Hard to mention a DotA game without talking about other DotAs.


----------



## Keshiji (Jun 27, 2011)

Digitalpotato said:


> Hard to mention a DotA game without talking about other DotAs.


 
That's quite true and well, I want people to give HoN a shot


----------



## Kamatz (Jun 29, 2011)

I'll stick with LoL only because it's free, but I hate playing on their servers. Is S2 better at managing their traffic than Riot? Riot's servers go down/lag way too often. Then there's the inevitable flood of people on the forums followed by shitstorms of epic proportion.

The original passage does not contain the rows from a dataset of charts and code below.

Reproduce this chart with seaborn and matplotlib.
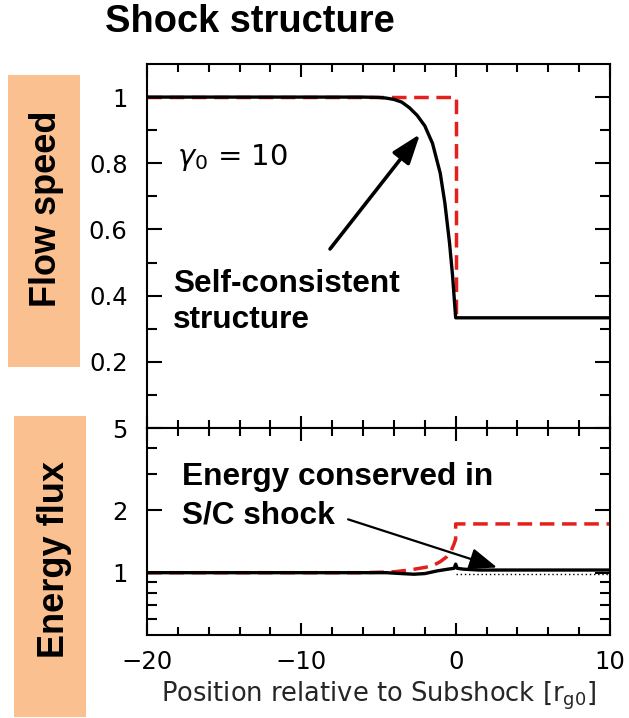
import numpy as np
import pandas as pd
import matplotlib
matplotlib.use("Agg")
import matplotlib.pyplot as plt
import seaborn as sns
from matplotlib.patches import Rectangle
from matplotlib.ticker import FixedLocator, FixedFormatter, NullFormatter

# ---------------- data ----------------
# Top panel: flow speed
speed_x_sc = [-20, -6, -5, -4.5, -4, -3.5, -3, -2.5, -2, -1.5, -1, -0.7, -0.4, -0.2, 0, 10]
speed_y_sc = [1.0, 1.0, 0.999, 0.997, 0.993, 0.985, 0.968, 0.945, 0.913, 0.86, 0.77, 0.68, 0.56, 0.46, 0.333, 0.333]
speed_x_rh = [-20, 0, 0]
speed_y_rh = [1.0, 1.0, 0.333]

# Bottom panel: energy flux
flux_x_rh = [-20, -6, -4, -3, -2, -1.5, -1, -0.6, -0.3, -0.1, 0, 0, 10]
flux_y_rh = [1.0, 1.0, 1.01, 1.03, 1.06, 1.08, 1.13, 1.19, 1.27, 1.38, 1.45, 1.72, 1.72]
flux_x_sc = [-20, -4.5, -3.5, -2.7, -2, -1.2, -0.5, -0.1, 0, 0.1, 0.5, 1.5, 10]
flux_y_sc = [1.0, 1.0, 0.99, 0.983, 0.99, 1.02, 1.04, 1.05, 1.1, 1.05, 1.04, 1.03, 1.03]
flux_x_dot = [0, 10]
flux_y_dot = [0.99, 0.99]

x_major = [-20, -10, 0, 10]
x_labels = ["\u221220", "\u221210", "0", "10"]
speed_ticks = [0.2, 0.4, 0.6, 0.8, 1.0]
speed_labels = ["0.2", "0.4", "0.6", "0.8", "1"]
flux_ticks = [1, 2, 5]
flux_labels = ["1", "2", "5"]

# ---------------- style ----------------
sns.set_theme(style="ticks")
plt.rcParams['font.family'] = ['DejaVu Sans']
plt.rcParams['mathtext.fontset'] = 'dejavusans'
plt.rcParams['axes.edgecolor'] = 'black'
plt.rcParams['xtick.color'] = 'black'
plt.rcParams['ytick.color'] = 'black'

RED = '#E3201B'
W, H = 629, 718
fig = plt.figure(figsize=(W / 100, H / 100), dpi=100)


def fx(px):
    return px / W


def fy(py):
    return 1 - py / H


L, R = 147, 610
ax1 = fig.add_axes([fx(L), fy(428), fx(R) - fx(L), fy(64) - fy(428)])
ax2 = fig.add_axes([fx(L), fy(635), fx(R) - fx(L), fy(428) - fy(635)], sharex=ax1)

# orange label boxes
fig.patches.append(Rectangle((fx(8), fy(367)), fx(80) - fx(8), fy(75) - fy(367),
                             transform=fig.transFigure, facecolor='#FAC090',
                             edgecolor='none', zorder=0))
fig.patches.append(Rectangle((fx(14), fy(717)), fx(86) - fx(14), fy(416) - fy(717),
                             transform=fig.transFigure, facecolor='#FAC090',
                             edgecolor='none', zorder=0))

dash = (0, (4.2, 2.2))
# top panel
sns.lineplot(x=speed_x_rh, y=speed_y_rh, ax=ax1, color=RED, lw=2.5, linestyle=dash,
             sort=False, estimator=None)
sns.lineplot(x=speed_x_sc, y=speed_y_sc, ax=ax1, color='black', lw=2.4,
             sort=False, estimator=None)
# bottom panel
sns.lineplot(x=flux_x_dot, y=flux_y_dot, ax=ax2, color='black', lw=1.0, linestyle=(0, (1, 2)),
             sort=False, estimator=None)
sns.lineplot(x=flux_x_rh, y=flux_y_rh, ax=ax2, color=RED, lw=2.5, linestyle=dash,
             sort=False, estimator=None)
sns.lineplot(x=flux_x_sc, y=flux_y_sc, ax=ax2, color='black', lw=2.4,
             sort=False, estimator=None)

# axes setup
ax1.set_xlim(-20, 10)
ax1.set_ylim(0, 1.1)
ax2.set_yscale('log')
ax2.set_ylim(0.5, 5)

for ax in (ax1, ax2):
    ax.xaxis.set_major_locator(FixedLocator(x_major))
    ax.xaxis.set_minor_locator(FixedLocator([v for v in range(-20, 11, 2) if v % 10 != 0]))
    ax.tick_params(which='both', direction='in', top=True, right=True, width=1.5,
                   colors='black')
    ax.tick_params(axis='x', which='major', length=9)
    ax.tick_params(axis='x', which='minor', length=6)
    ax.tick_params(axis='y', which='major', length=11, pad=14, labelsize=17.5)
    ax.tick_params(axis='y', which='minor', length=7)
    for s in ax.spines.values():
        s.set_linewidth(1.5)
        s.set_color('black')
    ax.set_ylabel('')

ax1.yaxis.set_major_locator(FixedLocator(speed_ticks))
ax1.yaxis.set_major_formatter(FixedFormatter(speed_labels))
ax1.yaxis.set_minor_locator(FixedLocator([0.1, 0.3, 0.5, 0.7, 0.9]))
ax1.tick_params(axis='x', labelbottom=False)

ax2.yaxis.set_major_locator(FixedLocator(flux_ticks))
ax2.yaxis.set_major_formatter(FixedFormatter(flux_labels))
ax2.yaxis.set_minor_locator(FixedLocator([0.6, 0.7, 0.8, 0.9, 3, 4]))
ax2.yaxis.set_minor_formatter(NullFormatter())
ax2.xaxis.set_major_formatter(FixedFormatter(x_labels))
ax2.tick_params(axis='x', which='major', pad=11, labelsize=17.5)
ax2.set_xlabel("Position relative to Subshock [r$_{\\rm g0}$]", fontsize=18.5, labelpad=4)

# arrows
ax1.annotate('', xy=(-2.31, 0.888), xytext=(-8.14, 0.541),
             arrowprops=dict(arrowstyle='-|>,head_length=0.9,head_width=0.32',
                             lw=2.6, color='black', mutation_scale=20,
                             shrinkA=0, shrinkB=0))
ax2.annotate('', xy=(2.68, 1.06), xytext=(-6.97, 1.81),
             arrowprops=dict(arrowstyle='-|>,head_length=0.9,head_width=0.35',
                             lw=1.6, color='black', mutation_scale=19,
                             shrinkA=0, shrinkB=0))

# texts
BOLD = dict(family=['Liberation Sans', 'DejaVu Sans'], weight='bold', color='black')
fig.text(fx(105), fy(32), "Shock structure", fontsize=27.4, ha='left', va='baseline', **BOLD)
fig.text(fx(47), fy(209), "Flow speed", fontsize=26, rotation=90, ha='center', va='center', **BOLD)
fig.text(fx(54), fy(560), "Energy flux", fontsize=26, rotation=90, ha='center', va='center', **BOLD)
fig.text(fx(173), fy(292), "Self-consistent", fontsize=22.8, ha='left', va='baseline', **BOLD)
fig.text(fx(173), fy(328), "structure", fontsize=22.8, ha='left', va='baseline', **BOLD)
fig.text(fx(182), fy(485), "Energy conserved in", fontsize=22.8, ha='left', va='baseline', **BOLD)
fig.text(fx(182), fy(523), "S/C shock", fontsize=22.8, ha='left', va='baseline', **BOLD)
fig.text(fx(177), fy(165), r"$\gamma_0$ = 10", fontsize=21, ha='left', va='baseline',
         family='DejaVu Sans', color='black')

fig.savefig("out.png", dpi=100, facecolor='white')
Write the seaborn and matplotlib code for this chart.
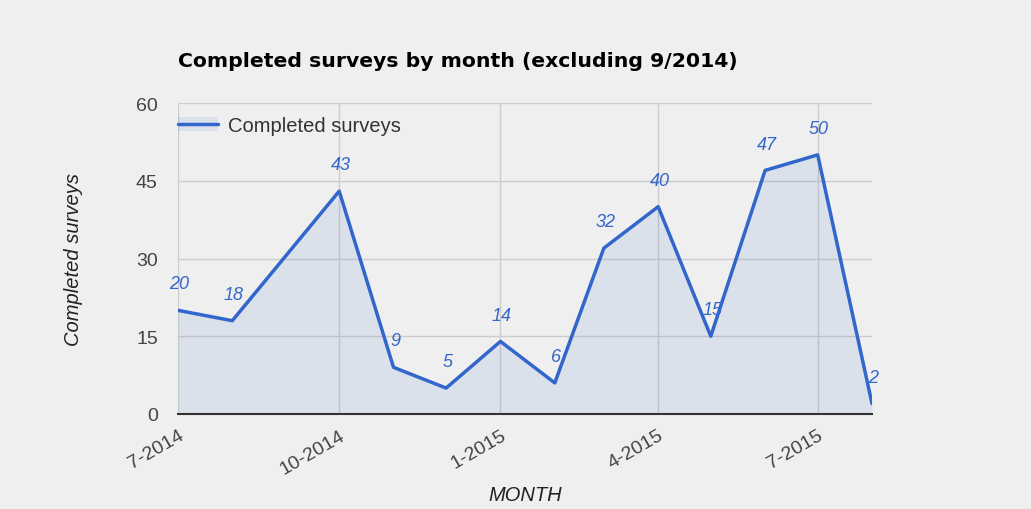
import pandas as pd
import matplotlib.pyplot as plt
import matplotlib.dates as mdates
import seaborn as sns
from matplotlib.patches import Patch
from matplotlib.legend_handler import HandlerTuple

# Monthly completed surveys (9/2014 excluded)
months = ['2014-07', '2014-08', '2014-10', '2014-11', '2014-12', '2015-01',
          '2015-02', '2015-03', '2015-04', '2015-05', '2015-06', '2015-07', '2015-08']
surveys = [20, 18, 43, 9, 5, 14, 6, 32, 40, 15, 47, 50, 2]
tick_months = ['2014-07', '2014-10', '2015-01', '2015-04', '2015-07']
y_ticks = [0, 15, 30, 45, 60]

df = pd.DataFrame({'month': pd.to_datetime(months), 'surveys': surveys})

sns.set_style('white')
plt.rcParams['font.family'] = ['Liberation Sans', 'DejaVu Sans']

bg = '#efefef'
blue = '#3366cc'

fig = plt.figure(figsize=(10.31, 5.10), dpi=100, facecolor=bg)
ax = fig.add_axes([0.1726, 0.1863, 0.6732, 0.6097])
ax.set_facecolor(bg)

# Area fill + line
ax.fill_between(df['month'], df['surveys'], 0, color=blue, alpha=0.1, linewidth=0)
sns.lineplot(data=df, x='month', y='surveys', ax=ax, color=blue, linewidth=2.5,
             legend=False)

# Data labels
for m, v in zip(df['month'], df['surveys']):
    ax.annotate(str(v), (m, v), xytext=(1, 19), textcoords='offset points',
                ha='center', va='center', fontsize=13, style='italic', color=blue)

ax.set_xlim(df['month'].iloc[0], df['month'].iloc[-1])
ax.set_ylim(0, 60)
ax.set_yticks(y_ticks)
ax.set_xticks(pd.to_datetime(tick_months))
ax.xaxis.set_major_formatter(mdates.DateFormatter('%-m-%Y'))
ax.grid(True, color='#cccccc', linewidth=1)
ax.set_axisbelow(True)
for side in ['top', 'right', 'left']:
    ax.spines[side].set_visible(False)
ax.spines['bottom'].set_color('#333333')
ax.spines['bottom'].set_linewidth(1.5)
ax.spines['bottom'].set_zorder(5)
ax.tick_params(axis='both', length=0, labelsize=14, colors='#444444')
ax.tick_params(axis='y', pad=14.5)
ax.tick_params(axis='x', pad=9)
plt.setp(ax.get_xticklabels(), rotation=30, ha='right', rotation_mode='anchor')

ax.set_xlabel('MONTH', fontsize=14.5, style='italic', color='#222222', labelpad=6)
ax.set_ylabel('Completed surveys', fontsize=14.5, style='italic', color='#222222', labelpad=38)

ax.set_title('Completed surveys by month (excluding 9/2014)', loc='left',
             fontsize=14.7, fontweight='bold', color='black', pad=27,
             family='DejaVu Sans')

# Legend: line drawn over a light fill swatch
line_h = plt.Line2D([], [], color=blue, linewidth=2.5)
patch_h = Patch(facecolor=blue, alpha=0.1, edgecolor='none')
ax.legend([(patch_h, line_h)], ['Completed surveys'], loc='upper left',
          bbox_to_anchor=(0, 0.958),
          handler_map={tuple: HandlerTuple(ndivide=1, pad=0)},
          frameon=False, fontsize=14.5, handlelength=2.0, borderaxespad=0,
          borderpad=0, handletextpad=0.5, labelcolor='#333333')

fig.savefig('out.png', dpi=100, facecolor=bg)
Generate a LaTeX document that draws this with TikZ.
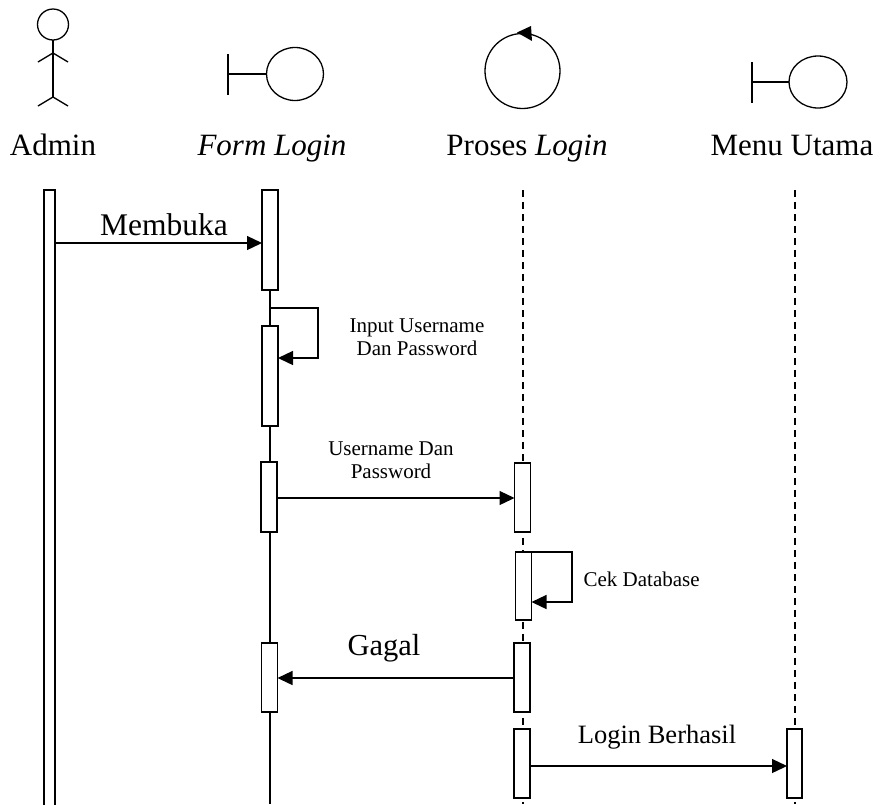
\documentclass[tikz,border=0pt]{standalone}
\usepackage{fontspec}
\setmainfont{Liberation Serif}
\usetikzlibrary{arrows.meta}
\newcommand{\bigtxt}{\fontsize{31}{34}\selectfont}
\newcommand{\midtxt}{\fontsize{31.5}{34}\selectfont}
\newcommand{\smalltxt}{\fontsize{21}{23}\selectfont}
\begin{document}
\begin{tikzpicture}[x=1pt,y=-1pt,line width=1.3pt,
        actbox/.style={rectangle,draw,fill=white,minimum width=16pt,
            inner sep=0pt,outer sep=0pt},
        msg/.style={-{Triangle[length=15pt,width=14pt]}},
        life/.style={dash pattern=on 7pt off 5pt},
        head/.style={anchor=base,font=\bigtxt},
        lbl/.style={anchor=base,font=\midtxt},
        note/.style={align=center,font=\smalltxt,inner sep=0pt}]
\useasboundingbox (0,0) rectangle (880,804);

% actor
\draw (53,24.5) circle (15.5);
\draw (53,40) -- (53,97);
\draw (38,62) -- (53,53) -- (68,62);
\draw (38,106) -- (53,97) -- (68,106);
% boundary
\draw (228,54) -- (228,95);
\draw (228,74) -- (266,74);
\draw (295,74) ellipse (28.5 and 26.5);
% control
\draw (522.5,71) circle (37.5);
\fill (517,32.5) -- (531,26) -- (532,41) -- cycle;
% boundary
\draw (752,62) -- (752,103);
\draw (752,82) -- (789,82);
\draw (818,82) ellipse (29 and 26);

\node[head] (tadm) at (53,155) {Admin};
\node[head] (tform) at (272,155) {\itshape Form Login};
\node[head] (tproc) at (527,155) {Proses \itshape Login};
\node[head] (tmenu) at (792,155) {Menu Utama};

% lifelines
\draw (270,290) -- (270,804);
\draw[life] (523,190) -- (523,804);
\draw[life] (795,190) -- (795,804);

\node[actbox,minimum width=11pt,minimum height=616pt] (adm) at (49.5,498) {};

\node[actbox,minimum height=100pt] (fl1) at (270,240) {};
\node[actbox,minimum height=100pt] (fl2) at (270,376) {};
\node[actbox,minimum height=70pt] (fl3) at (269,497) {};
\node[actbox,minimum height=69pt] (fl4) at (269.5,677.5) {};

\node[actbox,minimum height=69pt] (pl1) at (522.5,497.5) {};
\node[actbox,minimum height=68pt] (pl2) at (523.5,586) {};
\node[actbox,minimum height=69pt] (pl3) at (522,677.5) {};
\node[actbox,minimum height=69pt] (pl4) at (522,763.5) {};

\node[actbox,minimum width=15pt,minimum height=69pt] (mu1) at (794.5,763.5) {};

% messages
\coordinate (m1) at (0,243);
\coordinate (m2a) at (0,308);
\coordinate (m2b) at (0,358);
\coordinate (m3) at (0,498);
\coordinate (m4a) at (0,552);
\coordinate (m4b) at (0,602);
\coordinate (m5) at (0,678);
\coordinate (m6) at (0,766);

\draw[msg] (adm.east |- m1) -- (fl1.west |- m1);
\node[lbl] (tmembuka) at (164,235) {Membuka};

\draw[msg] (270,308) -- (318,308) -- (318,358) -- (fl2.east |- m2b);
\node[note] (tinput) at (417,337) {Input Username\\Dan Password};

\draw[msg] (fl3.east |- m3) -- (pl1.west |- m3);
\node[note] (tuser) at (391,460) {Username Dan\\Password};

\draw[msg] (pl2.east |- m4a) -- (572,552) -- (572,602) -- (pl2.east |- m4b);
\node[note,anchor=base west] (tcek) at (583,586) {Cek Database};

\draw[msg] (pl3.west |- m5) -- (fl4.east |- m5);
\node[lbl,font=\fontsize{30.5}{33}\selectfont] (tgagal) at (384,655) {Gagal};

\draw[msg] (pl4.east |- m6) -- (mu1.west |- m6);
\node[lbl,font=\fontsize{26.5}{30}\selectfont] (tberhasil) at (657,743) {Login Berhasil};
\end{tikzpicture}
\end{document}
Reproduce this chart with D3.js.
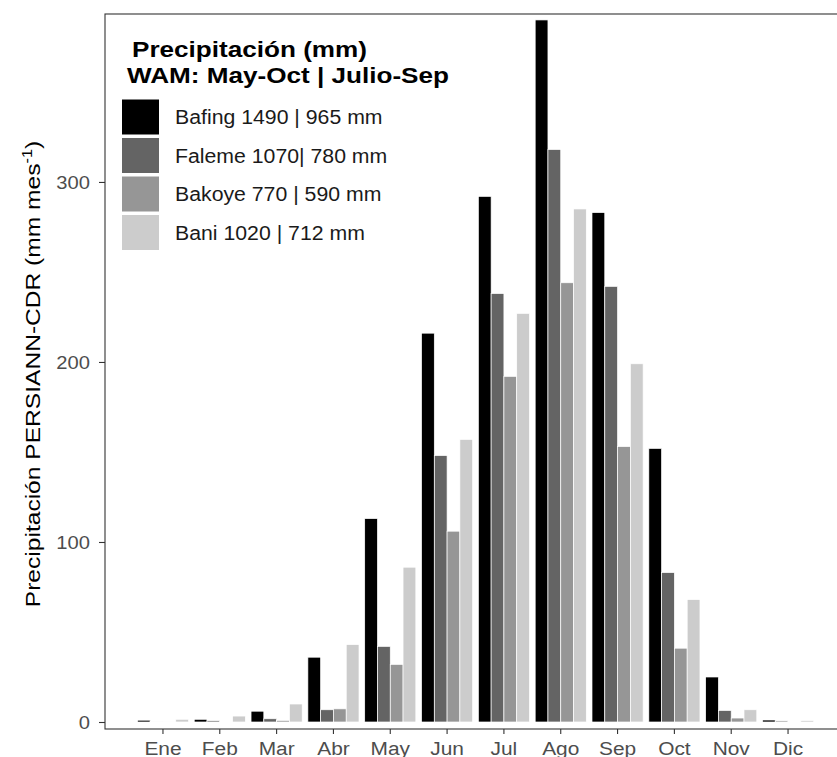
<!DOCTYPE html>
<html>
<head>
<meta charset="utf-8">
<script src="https://cdn.jsdelivr.net/npm/d3@7"></script>
<style>
  html, body { margin: 0; padding: 0; background: #ffffff; }
  text { font-family: "Liberation Sans", Arial, sans-serif; }
</style>
</head>
<body>
<svg id="chart" width="837" height="757"></svg>
<script>
// ---- data ----
const months = ["Ene","Feb","Mar","Abr","May","Jun","Jul","Ago","Sep","Oct","Nov","Dic"];
const seriesNames = ["Bafing","Faleme","Bakoye","Bani"];
const seriesLabels = ["Bafing 1490 | 965 mm","Faleme 1070| 780 mm","Bakoye 770 | 590 mm","Bani 1020 | 712 mm"];
const bafing = [1.0, 1.5, 6, 36, 113, 216, 292, 390, 283, 152, 25, 1.1];
const faleme = [0.4, 0.7, 1.8, 6.8, 42, 148, 238, 318, 242, 83, 6.4, 0.6];
const bakoye = [0.4, 0.2, 0.9, 7.3, 32, 106, 192, 244, 153, 41, 2.2, 0.3];
const bani   = [1.5, 3.3, 10, 43, 86, 157, 227, 285, 199, 68, 6.8, 0.8];
const yTicks = [0, 100, 200, 300];
const legendTitle = ["Precipitación (mm)", "WAM: May-Oct | Julio-Sep"];
const yTitle = "Precipitación PERSIANN-CDR (mm mes";

const seriesValues = [bafing, faleme, bakoye, bani];
const colors = ["#000000", "#646464", "#969696", "#cccccc"];

// ---- layout ----
const svg = d3.select("#chart");
const panel = {left: 105, right: 846, top: 14, bottom: 729};

function stretch(k) {
  return sel => sel.each(function() {
    const L = this.getComputedTextLength();
    d3.select(this).attr("textLength", L * k).attr("lengthAdjust", "spacingAndGlyphs");
  });
}

svg.append("rect").attr("width", 837).attr("height", 757).attr("fill", "#ffffff");

const x = d3.scaleBand().domain(months).range([panel.left, panel.right]).paddingInner(0).paddingOuter(0.52);
const inner = d3.scaleBand().domain(seriesNames).range([0, x.bandwidth() * 0.9]);
const y = d3.scaleLinear().domain([0, 393.3]).range([722, panel.top]);

// bars
const data = [];
months.forEach((m, i) => seriesNames.forEach((s, j) => data.push({m, s, j, v: seriesValues[j][i]})));

svg.append("g").selectAll("rect").data(data).join("rect")
  .attr("x", d => x(d.m) + x.bandwidth() * 0.05 + inner(d.s))
  .attr("width", inner.bandwidth())
  .attr("y", d => y(d.v))
  .attr("height", d => y(0) - y(d.v))
  .attr("fill", d => colors[d.j])
  .attr("stroke", "#ffffff")
  .attr("stroke-width", 0.7);

// panel frame
svg.append("rect")
  .attr("x", panel.left).attr("y", panel.top)
  .attr("width", panel.right - panel.left).attr("height", panel.bottom - panel.top)
  .attr("fill", "none").attr("stroke", "#333333").attr("stroke-width", 1.1);

// y axis
const yAxis = svg.append("g").attr("transform", `translate(${panel.left},0)`)
  .call(d3.axisLeft(y).tickValues(yTicks).tickSize(6).tickPadding(9).tickFormat(d3.format("d")));
yAxis.select(".domain").remove();
yAxis.selectAll(".tick line").attr("stroke", "#333333").attr("stroke-width", 1.1);
yAxis.selectAll(".tick text").attr("fill", "#4d4d4d").attr("font-size", 18)
  .attr("font-family", "Liberation Sans, Arial, sans-serif").attr("dy", "0.36em").call(stretch(1.12));

// x axis
const xAxis = svg.append("g").attr("transform", `translate(0,${panel.bottom})`)
  .call(d3.axisBottom(x).tickSize(5).tickPadding(7));
xAxis.select(".domain").remove();
xAxis.selectAll(".tick line").attr("stroke", "#333333").attr("stroke-width", 1.1);
xAxis.selectAll(".tick text").attr("fill", "#4d4d4d").attr("font-size", 18)
  .attr("font-family", "Liberation Sans, Arial, sans-serif").attr("dy", "0.75em").call(stretch(1.16));

// y title
const yt = svg.append("text")
  .attr("transform", "translate(40,374) rotate(-90)")
  .attr("text-anchor", "middle")
  .attr("font-size", 21)
  .attr("fill", "#000000");
yt.append("tspan").text(yTitle);
yt.append("tspan").attr("font-size", 14).attr("dy", -8).text("-1");
yt.append("tspan").attr("dy", 8).text(")");
yt.call(stretch(1.17));

// legend
const lg = svg.append("g");
lg.append("text").attr("x", 132).attr("y", 57).attr("font-size", 22.5).attr("font-weight", "bold")
  .attr("fill", "#000").text(legendTitle[0]).call(stretch(1.16));
lg.append("text").attr("x", 127).attr("y", 83).attr("font-size", 22.5).attr("font-weight", "bold")
  .attr("fill", "#000").text(legendTitle[1]).call(stretch(1.16));

const keyY = d3.scaleBand().domain(seriesNames).range([98, 98 + 38.5 * 4]);
lg.selectAll("rect.key").data(seriesNames).join("rect").attr("class", "key")
  .attr("x", 121.5).attr("y", d => keyY(d) + 1)
  .attr("width", 38).attr("height", 36)
  .attr("fill", (d, i) => colors[i]).attr("stroke", "#ffffff").attr("stroke-width", 1);
lg.selectAll("text.lab").data(seriesNames).join("text").attr("class", "lab")
  .attr("x", 175).attr("y", d => keyY(d) + 19 + 7.2)
  .attr("font-size", 19.5).attr("fill", "#1a1a1a")
  .text((d, i) => seriesLabels[i]).call(stretch(1.09));
</script>
</body>
</html>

Rinse and repeat a few months later.


----------



## Digitalpotato (Jul 3, 2011)

Kamatz said:


> I'll stick with LoL only because it's free, but I hate playing on their servers. Is S2 better at managing their traffic than Riot? Riot's servers go down/lag way too often. Then there's the inevitable flood of people on the forums followed by shitstorms of epic proportion. Rinse and repeat a few months later.


 
LoL has *how* many players? They probably don't expect how F2p often brings floods of people on.


----------



## Keshiji (Jul 12, 2011)

There's a 30 day trial to try the game, a free premium avatar (Leprechaun Blacksmith) and 200 gold and silver coins if you sign up to IGN Prime (you can also try it for 30 days and then cancel it)

Here's the link if someone's interested.

http://login.ign.com/prime/promos/hon/index.aspx


Take care!


----------



## Keshiji (Jul 16, 2011)

The game is for $10 USD this weekend, if you're interested join now! 

http://heroesofnewerth.com/ref.php?r=SNVSXC4Y <--- my link as well, if anyone wants to help a kitty


----------



## Keshiji (Jul 29, 2011)

The game is FREE to play now!


----------



## gonX (Aug 11, 2011)

I play too... guess my name!  Normally I'd say that I'd play with anybody here... but I'd like to keep that to a minimum since I already have a full-time job and a guild to take care of in WoW. I barely push more than 3 games per week, but I have bad days way too often which is why I'm currently stuck in the medium 1700's. I can give pointers from time to time here in the thread if anyone has questions about certain builds or mechanics.
I'd say on a good day I'm at the skill of a low-medium 1800's player. I have a pretty good grasp on game mechanics and individual heroes, their counters and their strengths.
I'll also be willing to check lost games out for you if you promise to analyze the replay yourself beforehand without coming to a sure conclusion on what you did wrong yourself (or if your teammates just sucked, that can happen too..)

This post was 10 times too narcissistic for my tastes, but I try to be realistic


----------



## Takun (Aug 11, 2011)

RELEASE THE KRAKENNNNNNNNNNN


----------



## Oovie (Aug 14, 2011)

This game was right up my alley after playing DotA, I'd given LoL a try in the past and never got into it. I've been glued to HoN ever since it went free! 

Lots of kids freaking out about noobs though, and acting all e-thug pro. Been going along with it acting all fruity and positive about things, and I just love the uncomfortable reactions these boys get from that. <3 They're so confused...


----------



## grimtotem (Aug 18, 2011)

thats my take on them e-thugs too
either that or i just ignore them and farm for 30mins....  if i am playing a carry


----------